The Profundity of the Human Experience
/I wrote words very similar to this in a journal once, during a time of enormous struggle with doubt. I wanted badly to believe in and affirm the Christian narrative, but I wasn’t completely sure I could. Later, my collection of anchors grew, but at the time, I didn’t feel like I had a lot to hold onto. However, there was a very small handful of things I couldn’t doubt. One of those was the profundity of my own experiences as a human being. Despair over personal failures, the longing to love and be loved, a craving for significance and adventure—all these things rent me and touched the very depths of my soul. Particular scenes or images left (and still do leave) deep impressions on me. Shafts of golden light breaking through the green ceiling and falling to the forest floor. A family at peace gathered around the fireplace, the love in each person’s heart as warm as the embers glowing in the hearth. Sorry, I don’t mean to go all poetic on you, but these kinds of things stir up feelings that I can’t always easily explain. And when I was really struggling with doubt, none of this seemed to make sense to me under the assumption that we live in a cold, mechanistic universe.
I want to look quickly at some of these things that make human life so profound, and that, I think, point to God. Particularly, I want to talk about beauty, the need for significance, and morality. Let’s start with beauty.

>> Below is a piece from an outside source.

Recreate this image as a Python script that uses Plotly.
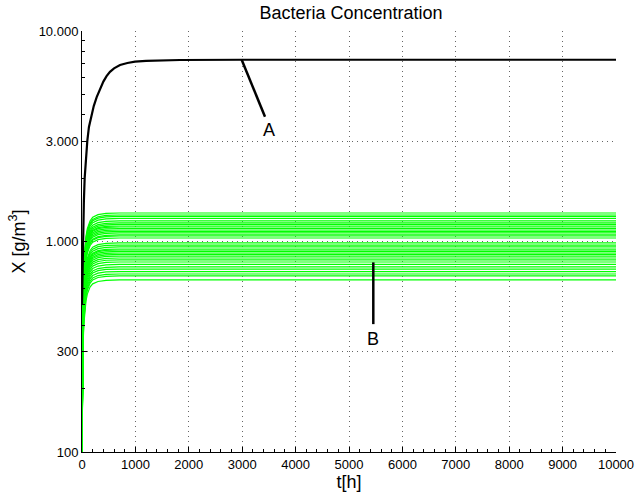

I’ll repeat my question from the beginning: why does music move me so? How is it that sounds of string, wind, and percussion instruments played together at different pitches and levels of loudness can combine into textures that make my heart melt with tenderness or lurch in sorrow? Why does John Williams’s theme from Hook make me feel like I’m flying? Words on a page, hues and textures on a canvas, lighting and camera angles on film can all produce similar experiences. Why?
Sure, we could probably come up with some naturalistic explanation for how our capacity to appreciate beautiful things enhances our survivability or something, but the connection between that end and those means is far from straightforward. I feel like any such explanation will necessarily involve a degree of rational gymnastics and will prove, in the end, to be somewhat convoluted. I’m not saying a naturalistic explanation is impossible, but is it really the best answer?
Let’s shift gears and talk about our need for significance. Why do we all have such a desperate need for our lives to mean something? To make something of the world around us in a way that impacts others? Are our desires for significance just the highly evolved trappings of an underlying drive to pass on our genes? That doesn’t seem right. “Meaning” and “propagation of genes” don’t appear to me to be the same thing.
So where does this idea of “meaning” come from in the first place? Might I suggest that we have these desires because a God of meaning, who fashioned us after His image and likeness, put them there? I’m hardly the first person to feel this way:
“If the whole universe has no meaning, we should never have found out that it has no meaning: just as, if there were no light in the universe and therefore no creatures with eyes, we should never know it was dark. Dark would be without meaning” (C.S. Lewis, in Mere Christianity).
Finally, let’s talk about morality. It’s perhaps a bit more reasonable to think that morality might have arisen via naturalistic processes as a way to keep us from harming and killing each other, lest we bring ourselves to extinction through violence. After all, most moral decisions happen within interpersonal contexts. Not all of them do, at least in a straightforward manner. Take, for example, the idea we often find in ourselves that certain places or things are holy or sacred. Sure, such an idea might be a developmental quirk, or an amalgamation of smaller, more survival-oriented mental constructs, but that’s just a guess.
But do you want to know the thing that really gets me about morality? It’s this question—why “right” and “wrong,” as opposed to something that would make more sense in a mechanistic world, like “more conducive to survival” and “less conducive to survival”? Why specifically right and wrong? These words imply objectivity as regards moral standards, and that we will be held accountable for our misdeeds. They imply that there is some ultimate norming norm that we violate, some perfect moral Being whom we offend, when we do wrong. And most people in history have more or less felt this way. I think that means something.
Here’s the bottom line: When I look inside myself, I see desires and profound experiences that just don’t seem to make sense in a meaningless, naturalistic universe. The things inside me are like puzzle pieces in an incomplete picture of who I am. Deep down, something inside me knows that other pieces are out there that perfectly match the grooves of my soul. The puzzle pieces from the naturalistic account of the universe sort of fit in some places, but they just really don’t in others. The pieces from the Christian account? Those fit much, much better.